Which logo method is best for a promotional thermos?
For a promotional thermos with a simple one-color logo, silkscreen printing is usually the best balance of cost and visibility. Budget USD 0.08-0.18 per unit for many standard logo sizes. For higher perceived value, laser engraving is stronger and more durable, typically adding USD 0.15-0.35 per unit. If the flask will be used outdoors or handled heavily, laser on powder coating is safer than a large printed logo. For full-color artwork, request a real pre-production sample before approving mass production.
What quality standard should I require from a thermos supplier?
Use clear inspection terms. Many buyers set AQL 2.5 for major defects and AQL 4.0 for minor defects, with zero tolerance for critical issues such as leaking, sharp edges, contamination, or unsafe materials. Ask for leak testing, vacuum performance checks, coating adhesion tests, and carton drop testing. For Europe, request food-contact compliance such as LFGB or EU standards, plus REACH review for coatings where relevant. For North America, FDA food-contact documentation and Prop 65 review may be needed depending on sales channel.

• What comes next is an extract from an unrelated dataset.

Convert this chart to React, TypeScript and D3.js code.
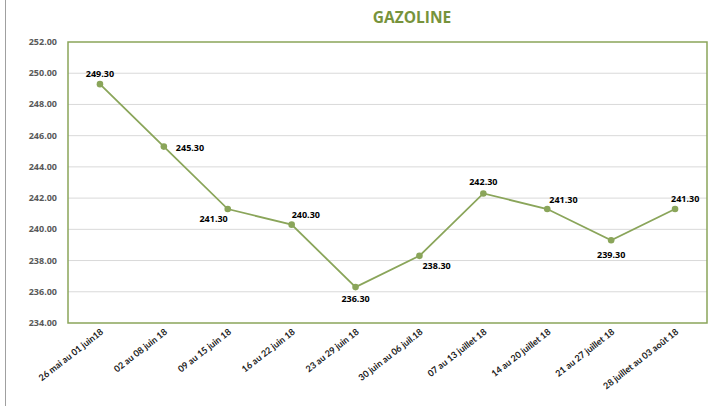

How long does production take for thermos bulk orders?
For an existing stainless thermos mold, logo samples usually take 7-10 days. If you need custom coating color, allow 12-18 days for a realistic sample. Mass production normally takes 25-35 days after deposit, artwork approval, and sample confirmation. Add time for printed boxes, barcode labels, FNSKU labels, or third-party inspection. Sea freight to North America or Europe can add 25-45 days port to port, so a retail launch should be planned at least 90 days ahead.